Summary
A gripping and well-made tale of real-life heroism, The 12th Man is easily the high point of director Harold Zwart’s career, and a rather good fugitive adventure by any standard.
Before I review a film, I like to look at the director’s filmography and make rash judgements about their character and artistic worth. This was an especially illuminating activity in the case of Harald Zwart, the director of The 12th Man, even after I finally convinced Google to not correct his clearly intentionally-misspelled name. It turns out that this fellow was also responsible for Agent Cody Banks, The Pink Panther 2 (the one starring Steve Martin), and that hilarious knock-off of The Karate Kid in which Will Smith’s androgynous son learned kung-fu. It also turns out, then, that I hate him.
Having said that I did rather enjoy The 12th Man, a World War II drama based on the real-life exploits of a Norwegian resistance soldier who deployed from Scotland on an ill-fated skiing holiday and found himself pursued by the encroaching Gestapo across the frigid Scandinavian wilderness.
It’s a passion project for Zwart, then, who despite his horrible Hollywood output is nonetheless a native of the Netherlands – which explains the name. His muse is Jan Baalsrud (Thomas Gullestad), one of a dozen fighters sent to Norway to sabotage an airbase, a mission which doesn’t go entirely to plan. Alone and forced to defend himself not just against Fritz but also the uncompromising Arctic elements, Baalsrud sets out on a harrowing near-epic adventure in the hopes of one day being honoured in the hallowed frames of a Harald Zwart film.
The 12th Man is surprising in a lot of ways, such as how nicely-shot it is by Geir Hartly Andreassen. There’s a stately beauty to the landscapes, many of which would make for a nice postcard, but none you’d want to visit, which is entirely the point. Baalsrud’s suffering in the dreadful cold is relatable for anyone who has survived a dangerous English summer, and thanks to a portrait of resilience from Gullestad and – hark! – excellent direction by Zwart, the grisly extremes Baalsrud is forced to go to in order to survive gnaw your bones like the sub-zero air.
The snowy business is reminiscent of Alejandro González Iñárritu’s The Revenant, if thankfully devoid of his masturbatory camera work, and the scene in which Baalsrud tries to ski ahead of an avalanche reminded me of a similar scene in x*x, of all things, ridiculous action films being my go-to point of comparison for almost everything I see at this point.

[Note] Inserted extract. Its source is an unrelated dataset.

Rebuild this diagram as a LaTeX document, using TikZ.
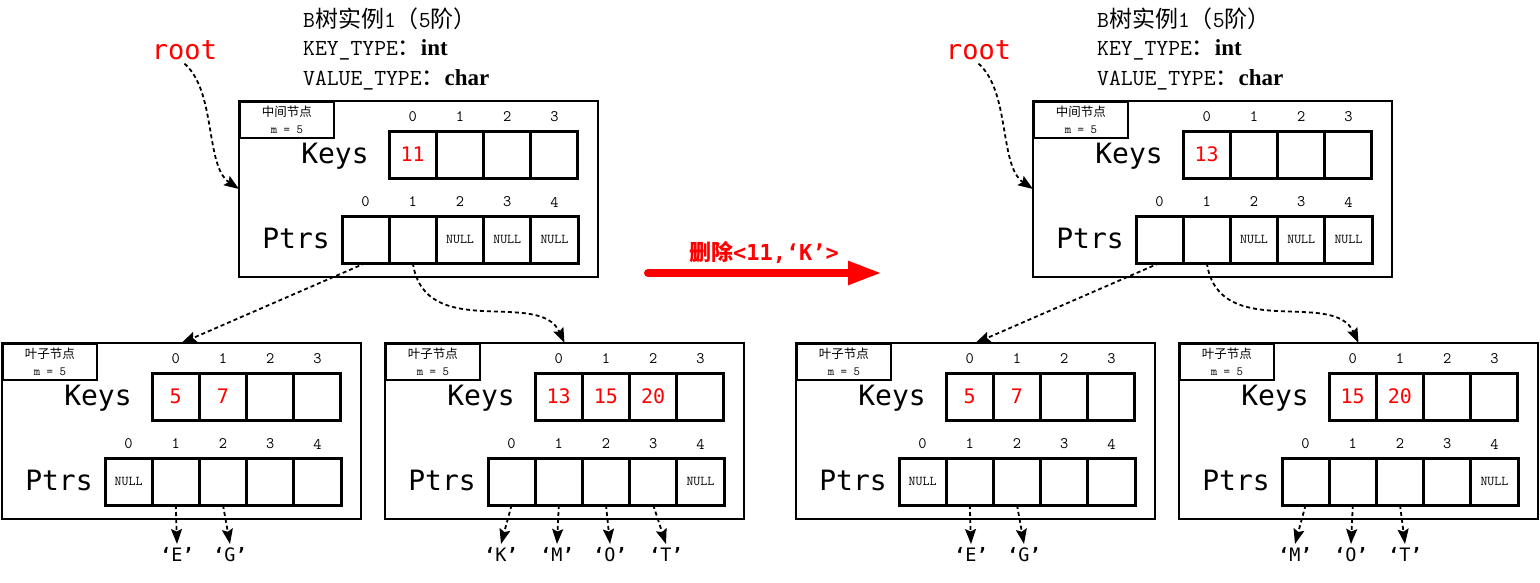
\documentclass[tikz,border=0pt]{standalone}
\usepackage{fontspec}
\usetikzlibrary{arrows.meta}
\newfontfamily\cjk{Noto Sans CJK SC}
\newfontfamily\dvm{DejaVu Sans Mono}
\newfontfamily\lserif{Liberation Serif}
\begin{document}
\begin{tikzpicture}[x=1pt,y=-1pt,
  obox/.style={draw, line width=2pt, minimum width=359pt, minimum height=176pt, inner sep=0pt, outer sep=0pt},
  lbox/.style={draw, line width=1.8pt, minimum width=94pt, minimum height=36pt, inner sep=0pt, align=center, font=\fontsize{12.5}{17}\selectfont},
  cell/.style={draw, line width=3pt, minimum width=47.2pt, minimum height=47pt, inner sep=0pt, outer sep=0pt},
  idx/.style={font=\ttfamily\fontsize{16}{16}\selectfont, inner sep=0pt},
  keysf/.style={font=\dvm\fontsize{28}{30}\selectfont, inner sep=0pt},
  keyv/.style={font=\dvm\fontsize{20}{22}\selectfont, text=red, inner sep=0pt},
  nullv/.style={font=\ttfamily\fontsize{13.5}{14}\selectfont, inner sep=0pt},
  chv/.style={font=\dvm\fontsize{18.5}{20}\selectfont, anchor=north, inner sep=3pt},
  hdr/.style={anchor=base west, inner sep=0pt, font=\ttfamily\fontsize{23}{25}\selectfont},
  rootf/.style={font=\dvm\fontsize{27}{29}\selectfont, text=red, anchor=base, inner sep=4pt},
  ptrarrow/.style={line width=1.8pt, dash pattern=on 4pt off 3pt, -{Stealth[length=15pt,width=11pt,inset=2.5pt]}},
  bnode/.pic={
    \node[obox, anchor=north west] (-box) at (0,0) {};
    \node[lbox, anchor=north west] (-lab) at (0,0) {{\cjk #1}\\{\ttfamily m = 5}};
    \node[keysf, anchor=base] (-kt) at (96,62) {Keys};
    \node[keysf, anchor=base] (-pt) at (57,147) {Ptrs};
    \foreach \i in {0,...,3}{
      \node[cell] (-k\i) at ({173.625+47.25*\i},53.5) {};
      \node[idx] (-ki\i) at ({173.625+47.25*\i},16) {\i};
    }
    \foreach \i in {0,...,4}{
      \node[cell] (-p\i) at ({126.6+47.2*\i},138.5) {};
      \node[idx] (-pi\i) at ({126.6+47.2*\i},101) {\i};
    }
  }
]
\useasboundingbox (0,0) rectangle (1540,582);

% ---------------- left panel ----------------
\node[hdr] (h1) at (303,27) {B{\cjk 树实例}1{\cjk （}5{\cjk 阶）}};
\node[hdr] (h2) at (303,55) {KEY\_TYPE{\cjk ：}{\lserif\bfseries int}};
\node[hdr] (h3) at (303,85) {VALUE\_TYPE{\cjk ：}{\lserif\bfseries char}};
\node[rootf] (rootL) at (184.5,59) {root};

\pic (R) at (239,101) {bnode=中间节点};
\pic (L1) at (2,343) {bnode=叶子节点};
\pic (L2) at (385,343) {bnode=叶子节点};

\node[keyv] (rv0) at (R-k0) {11};
\node[nullv] (rn2) at (R-p2) {NULL};
\node[nullv] (rn3) at (R-p3) {NULL};
\node[nullv] (rn4) at (R-p4) {NULL};

\node[keyv] (l1v0) at (L1-k0) {5};
\node[keyv] (l1v1) at (L1-k1) {7};
\node[nullv] (l1n0) at (L1-p0) {NULL};

\node[keyv] (l2v0) at (L2-k0) {13};
\node[keyv] (l2v1) at (L2-k1) {15};
\node[keyv] (l2v2) at (L2-k2) {20};
\node[nullv] (l2n4) at (L2-p4) {NULL};

\node[chv] (cE) at (177,544) {{\bfseries ‘}E{\bfseries ’}};
\node[chv] (cG) at (230,544) {{\bfseries ‘}G{\bfseries ’}};
\node[chv] (cK) at (501,544) {{\bfseries ‘}K{\bfseries ’}};
\node[chv] (cM) at (557,544) {{\bfseries ‘}M{\bfseries ’}};
\node[chv] (cO) at (610,544) {{\bfseries ‘}O{\bfseries ’}};
\node[chv] (cT) at (666,544) {{\bfseries ‘}T{\bfseries ’}};

\draw[ptrarrow] (rootL.south) .. controls +(32,28) and +(-34,-23) .. (R-box.west);
\draw[ptrarrow] (R-p0.south) -- (L1-box.north);
\draw[ptrarrow] (R-p1.south) .. controls +(12,80) and +(-25,-55) .. (L2-box.north);
\draw[ptrarrow] (L1-p1.south) -- (cE.north);
\draw[ptrarrow] (L1-p2.south) -- (cG.north);
\draw[ptrarrow] (L2-p0.south) -- (cK.north);
\draw[ptrarrow] (L2-p1.south) -- (cM.north);
\draw[ptrarrow] (L2-p2.south) -- (cO.north);
\draw[ptrarrow] (L2-p3.south) -- (cT.north);

% ---------------- middle arrow ----------------
\coordinate (a1) at (648,273);
\coordinate (a2) at (882,273);
\draw[red, line width=8pt, line cap=round, -{Triangle[length=34pt,width=22pt]}] (a1) -- (a2);
\node[text=red, inner sep=0pt, font=\fontsize{22}{24}\selectfont] (alab) at (764,252) {{\cjk\bfseries 删除}{\dvm\bfseries <11,‘K’>}};

% ---------------- right panel ----------------
\node[hdr] (h1r) at (1097,27) {B{\cjk 树实例}1{\cjk （}5{\cjk 阶）}};
\node[hdr] (h2r) at (1097,55) {KEY\_TYPE{\cjk ：}{\lserif\bfseries int}};
\node[hdr] (h3r) at (1097,85) {VALUE\_TYPE{\cjk ：}{\lserif\bfseries char}};
\node[rootf] (rootR) at (978.5,59) {root};

\pic (S) at (1033,101) {bnode=中间节点};
\pic (M1) at (796,343) {bnode=叶子节点};
\pic (M2) at (1179,343) {bnode=叶子节点};

\node[keyv] (sv0) at (S-k0) {13};
\node[nullv] (sn2) at (S-p2) {NULL};
\node[nullv] (sn3) at (S-p3) {NULL};
\node[nullv] (sn4) at (S-p4) {NULL};

\node[keyv] (m1v0) at (M1-k0) {5};
\node[keyv] (m1v1) at (M1-k1) {7};
\node[nullv] (m1n0) at (M1-p0) {NULL};

\node[keyv] (m2v0) at (M2-k0) {15};
\node[keyv] (m2v1) at (M2-k1) {20};
\node[nullv] (m2n4) at (M2-p4) {NULL};

\node[chv] (dE) at (971,544) {{\bfseries ‘}E{\bfseries ’}};
\node[chv] (dG) at (1024,544) {{\bfseries ‘}G{\bfseries ’}};
\node[chv] (dM) at (1295,544) {{\bfseries ‘}M{\bfseries ’}};
\node[chv] (dO) at (1351,544) {{\bfseries ‘}O{\bfseries ’}};
\node[chv] (dT) at (1405,544) {{\bfseries ‘}T{\bfseries ’}};

\draw[ptrarrow] (rootR.south) .. controls +(32,28) and +(-34,-23) .. (S-box.west);
\draw[ptrarrow] (S-p0.south) -- (M1-box.north);
\draw[ptrarrow] (S-p1.south) .. controls +(12,80) and +(-25,-55) .. (M2-box.north);
\draw[ptrarrow] (M1-p1.south) -- (dE.north);
\draw[ptrarrow] (M1-p2.south) -- (dG.north);
\draw[ptrarrow] (M2-p0.south) -- (dM.north);
\draw[ptrarrow] (M2-p1.south) -- (dO.north);
\draw[ptrarrow] (M2-p2.south) -- (dT.north);
\end{tikzpicture}
\end{document}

The writing, courtesy of Petter Skavlan, doesn’t fare quite so well, littered as it is with commonplaces and thin characterisations of both Baalsrud’s pursuers and the various people who help him. Such things aren’t necessarily needed in a film like this, and the Nazis aren’t exactly deserving of an even-handed depiction, given matters of genocide and what have you, but it does seem a waste of human actors in roles that could just as easily have been filled by, I don’t know, Sam Worthington or another similarly emotionless android.

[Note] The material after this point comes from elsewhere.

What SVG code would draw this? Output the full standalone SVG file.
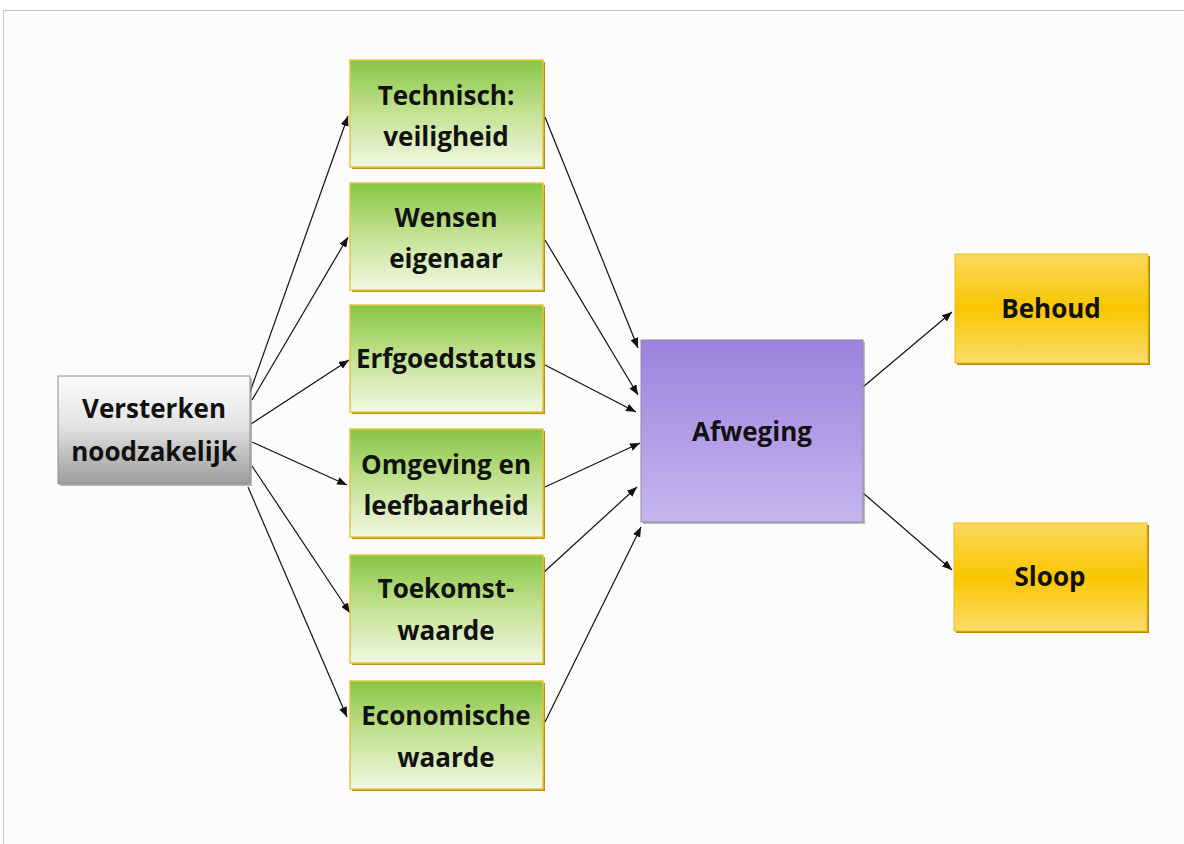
<svg xmlns="http://www.w3.org/2000/svg" width="1184" height="844" viewBox="0 0 1184 844">
<defs>
<linearGradient id="gGray" x1="0" y1="0" x2="0" y2="1">
<stop offset="0" stop-color="#fbfbfb"/><stop offset="0.45" stop-color="#e4e4e4"/><stop offset="1" stop-color="#9c9c9c"/>
</linearGradient>
<linearGradient id="gGreen" x1="0" y1="0" x2="0" y2="1">
<stop offset="0" stop-color="#86c544"/><stop offset="0.45" stop-color="#bfe08c"/><stop offset="1" stop-color="#f1f8e2"/>
</linearGradient>
<linearGradient id="gPurple" x1="0" y1="0" x2="0" y2="1">
<stop offset="0" stop-color="#9d81de"/><stop offset="1" stop-color="#c6b5ee"/>
</linearGradient>
<linearGradient id="gYellow" x1="0" y1="0" x2="0" y2="1">
<stop offset="0" stop-color="#fcd95e"/><stop offset="0.5" stop-color="#f9c600"/><stop offset="1" stop-color="#fcdc6c"/>
</linearGradient>
<marker id="arr" markerUnits="userSpaceOnUse" markerWidth="11" markerHeight="8" refX="10" refY="4" orient="auto">
<path d="M0,0 L10,4 L0,8 z" fill="#111"/>
</marker>
</defs>
<style>
.t{font-family:"Open Sans","Liberation Sans",sans-serif;font-weight:bold;font-size:26px;fill:#111;text-anchor:middle}
.c{stroke:#111;stroke-width:1.2;fill:none;marker-end:url(#arr)}
.sh{fill:#8c8c8c;opacity:0.6}
.shg{fill:#b8901a}
.shy{fill:#b88a00}
.gray{fill:url(#gGray);stroke:#8e8e8e;stroke-width:1}
.green{fill:url(#gGreen);stroke:#e3c640;stroke-width:1.5}
.purple{fill:url(#gPurple);stroke:#8f88a8;stroke-width:1}
.yellow{fill:url(#gYellow);stroke:#e8bc20;stroke-width:1}
</style>
<rect x="0" y="0" width="1184" height="844" fill="#ffffff"/>
<rect x="3.5" y="10.5" width="1200" height="850" fill="#fcfcfc" stroke="#c4c4c4" stroke-width="1"/>

<g id="connectors">
<line class="c" x1="250" y1="392" x2="348" y2="116"/>
<line class="c" x1="252" y1="400" x2="348" y2="237"/>
<line class="c" x1="251" y1="424" x2="349" y2="360"/>
<line class="c" x1="252" y1="442" x2="347" y2="485"/>
<line class="c" x1="252" y1="466" x2="350" y2="613"/>
<line class="c" x1="248" y1="487" x2="347" y2="717"/>
<line class="c" x1="545" y1="117" x2="638" y2="348"/>
<line class="c" x1="545" y1="240" x2="638" y2="395"/>
<line class="c" x1="545" y1="365" x2="636" y2="412"/>
<line class="c" x1="545" y1="487" x2="640" y2="443"/>
<line class="c" x1="543" y1="573" x2="637" y2="487"/>
<line class="c" x1="545" y1="722" x2="641" y2="527"/>
<line class="c" x1="863" y1="387" x2="952" y2="312"/>
<line class="c" x1="863" y1="493" x2="952" y2="570"/>
</g>

<g id="versterken">
<rect class="sh" x="60" y="378" width="192" height="108"/>
<rect class="gray" x="58" y="376" width="192" height="108"/>
<text class="t" x="154" y="418">Versterken</text>
<text class="t" x="154" y="461">noodzakelijk</text>
</g>

<g id="technisch">
<rect class="shg" x="352" y="62" width="193" height="107"/>
<rect class="green" x="350" y="60" width="193" height="107"/>
<text class="t" x="446" y="105">Technisch:</text>
<text class="t" x="446" y="146">veiligheid</text>
</g>

<g id="wensen">
<rect class="shg" x="352" y="185" width="193" height="107"/>
<rect class="green" x="350" y="183" width="193" height="107"/>
<text class="t" x="446" y="227">Wensen</text>
<text class="t" x="446" y="268">eigenaar</text>
</g>

<g id="erfgoed">
<rect class="shg" x="352" y="307" width="193" height="107"/>
<rect class="green" x="350" y="305" width="193" height="107"/>
<text class="t" x="446" y="368">Erfgoedstatus</text>
</g>

<g id="omgeving">
<rect class="shg" x="352" y="431" width="193" height="108"/>
<rect class="green" x="350" y="429" width="193" height="108"/>
<text class="t" x="446" y="474">Omgeving en</text>
<text class="t" x="446" y="515">leefbaarheid</text>
</g>

<g id="toekomst">
<rect class="shg" x="352" y="557" width="193" height="108"/>
<rect class="green" x="350" y="555" width="193" height="108"/>
<text class="t" x="446" y="598">Toekomst-</text>
<text class="t" x="446" y="640">waarde</text>
</g>

<g id="economisch">
<rect class="shg" x="352" y="683" width="193" height="108"/>
<rect class="green" x="350" y="681" width="193" height="108"/>
<text class="t" x="446" y="725">Economische</text>
<text class="t" x="446" y="767">waarde</text>
</g>

<g id="afweging">
<rect class="sh" x="643" y="342" width="222" height="182"/>
<rect class="purple" x="641" y="340" width="222" height="182"/>
<text class="t" x="752" y="441">Afweging</text>
</g>

<g id="behoud">
<rect class="shy" x="957" y="256" width="193" height="109"/>
<rect class="yellow" x="955" y="254" width="193" height="109"/>
<text class="t" x="1051" y="318">Behoud</text>
</g>

<g id="sloop">
<rect class="shy" x="956" y="525" width="193" height="108"/>
<rect class="yellow" x="954" y="523" width="193" height="108"/>
<text class="t" x="1050" y="586">Sloop</text>
</g>
</svg>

Nevertheless, as fugitive adventures go, The 12th Man is really a very good one, even by harsher standards than simply having been directed by Harald Zwart. It’s a bit hokey at times and slightly overlong, but it’s also consistently engrossing and suspenseful, and a message of real courage in the face of occupation by a xenophobic totalitarian government. In 2018, I’d argue that we need such films more than ever.